General Value Functions (GVFs) open up auxiliary predictions beyond session reward: predicting time until disconnect, probability of file download, or likelihood of lateral movement — each as a separate value function with its own cumulant and termination condition. These predictions could serve as features for higher-level decision-making, which is Step 4 (Prediction II): predictive feature finding.

Beyond prediction, the end goal is a deployed RL agent that selects actions, for example "observe", "engage", "tarpit", "redirect", "terminate" that will be capable of real-time defense. That's the control problem, and it builds on everything above.

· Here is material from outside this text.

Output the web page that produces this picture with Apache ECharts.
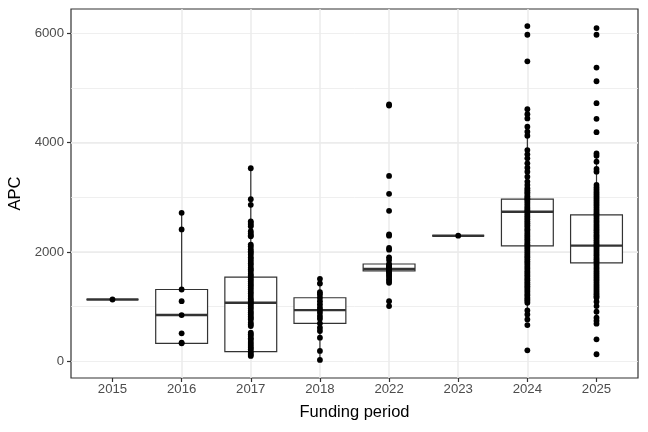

For deployment, the linear model at 460 FLOPs per update can run on anything. The MLP at 271k FLOPs needs a real processor but fits in 148 KB of memory. Both options are viable for a VPS-hosted honeypot.

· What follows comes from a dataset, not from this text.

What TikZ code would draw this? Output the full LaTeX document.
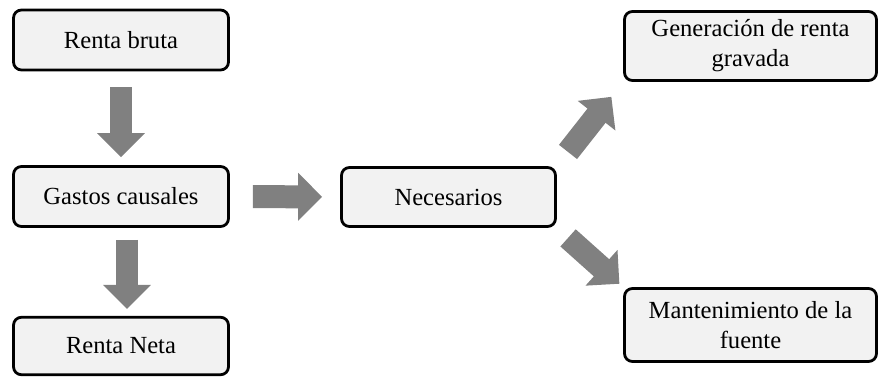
\documentclass[tikz,border=0pt]{standalone}
\usepackage{fontspec}
\setmainfont{Liberation Serif}
\usetikzlibrary{arrows.meta,positioning}

\begin{document}
\begin{tikzpicture}[
      x=0.02cm,
      y=-0.02cm,
      font=\fontsize{14}{17}\selectfont,
      concept/.style={
        draw=black, fill=gray!10, line width=1.6pt, rounded corners=4.5pt,
        align=center, inner sep=2pt
      },
      smallbox/.style={concept, minimum width=4.3cm, minimum height=1.2cm},
      widebox/.style={concept, minimum width=5.04cm, minimum height=1.42cm},
      flow/.style={line width=0.46cm, draw=gray,
        -{Triangle[width=0.93cm, length=0.48cm]}}
    ]
    \useasboundingbox (0,0) rectangle (879,378);

    \node[smallbox] (rb) at (121,40) {Renta bruta};
    \node[smallbox] (gc) at (121,196.5) {Gastos causales};
    \node[smallbox, minimum height=1.15cm] (rn) at (121,346) {Renta Neta};

    \node[smallbox, minimum width=4.28cm, minimum height=1.18cm] (nec) at (448.5,197)
      {Necesarios};

    \node[widebox, minimum height=1.38cm] (gen) at (750.5,46)
      {Generación de renta\\gravada};
    \node[widebox, minimum height=1.46cm] (mant) at (750.5,325)
      {Mantenimiento de la\\fuente};

    \foreach \a/\b/\s/\e in {rb.south/gc.north/0.32/0.16,
                             gc.east/nec.west/0.46/0.36,
                             nec.north east/gen.south west/0.36/0.38,
                             nec.south east/mant.north west/0.30/0.10}
      \draw[flow, shorten <=\s cm, shorten >=\e cm] (\a) -- (\b);
    \draw[flow, shorten <=0.24cm, shorten >=0.14cm]
      ([xshift=0.12cm]gc.south) -- ([xshift=0.12cm]rn.north);
  \end{tikzpicture}
\end{document}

The alberta-framework and the chronos-sec code are both on GitHub.

Lab Setup:

OS: Debian 13.3 (Trixie)
GPU: NVIDIA RTX 3070 (8GB VRAM, 5,888 CUDA cores)
CPU: Intel i5-12400 (6 cores, 12 threads)
Memory: 24GB RAM

Experimental Details:

30 seeds per condition, ~433k observations from 26+ days of real attack traffic
Rewards computed from session metadata: file downloads (+50), credentials (+20), novel commands (+5 each), duration cost (-0.1/sec), honeypot detection (-30)
Framework: alberta_framework v0.7.3 (Experiments 1-5), v0.7.4 (Experiment 6) with JAX, vmap-batched across seeds on GPU
Autostep uses self-regulated EMA normalizers ($\tau=10{,}000$) with overshoot prevention, following Mahmood et al. 2012
Deviations from Elsayed et al. 2024: (1) EMA normalizer replaces Welford (based on Experiment 3), (2) reward scaling omitted (bounded reward distribution), (3) eligibility traces omitted ($\lambda=0$, terminal sessions)
"Final MAE" is mean absolute error over the last 10,000 observations

References:

Ba, J. L., Kiros, J. R., & Hinton, G. E. (2016). Layer normalization. arXiv:1607.06450.
Brock, A., De, S., Smith, S. L., & Simonyan, K. (2021). High-performance large-scale image recognition without normalization. ICML.
Elsayed, M., Vasan, G., & Mahmood, A. R. (2024). Streaming deep reinforcement learning finally works. arXiv:2410.14606.
Mahmood, A. R., Sutton, R. S., Degris, T., & Pilarski, P. M. (2012). Tuning-free step-size adaptation. IEEE ICASSP.
Sutton, R. S. (1992). Adapting bias by gradient descent: An incremental version of delta-bar-delta. AAAI.
Sutton, R. S., Bowling, M., & Pilarski, P. M. (2022). The Alberta Plan for AI research. arXiv:2208.11173.
Welford, B. P. (1962). Note on a method for calculating corrected sums of squares and products. Technometrics.
Widrow, B., & Hoff, M. E. (1960). Adaptive switching circuits. IRE WESCON Convention Record.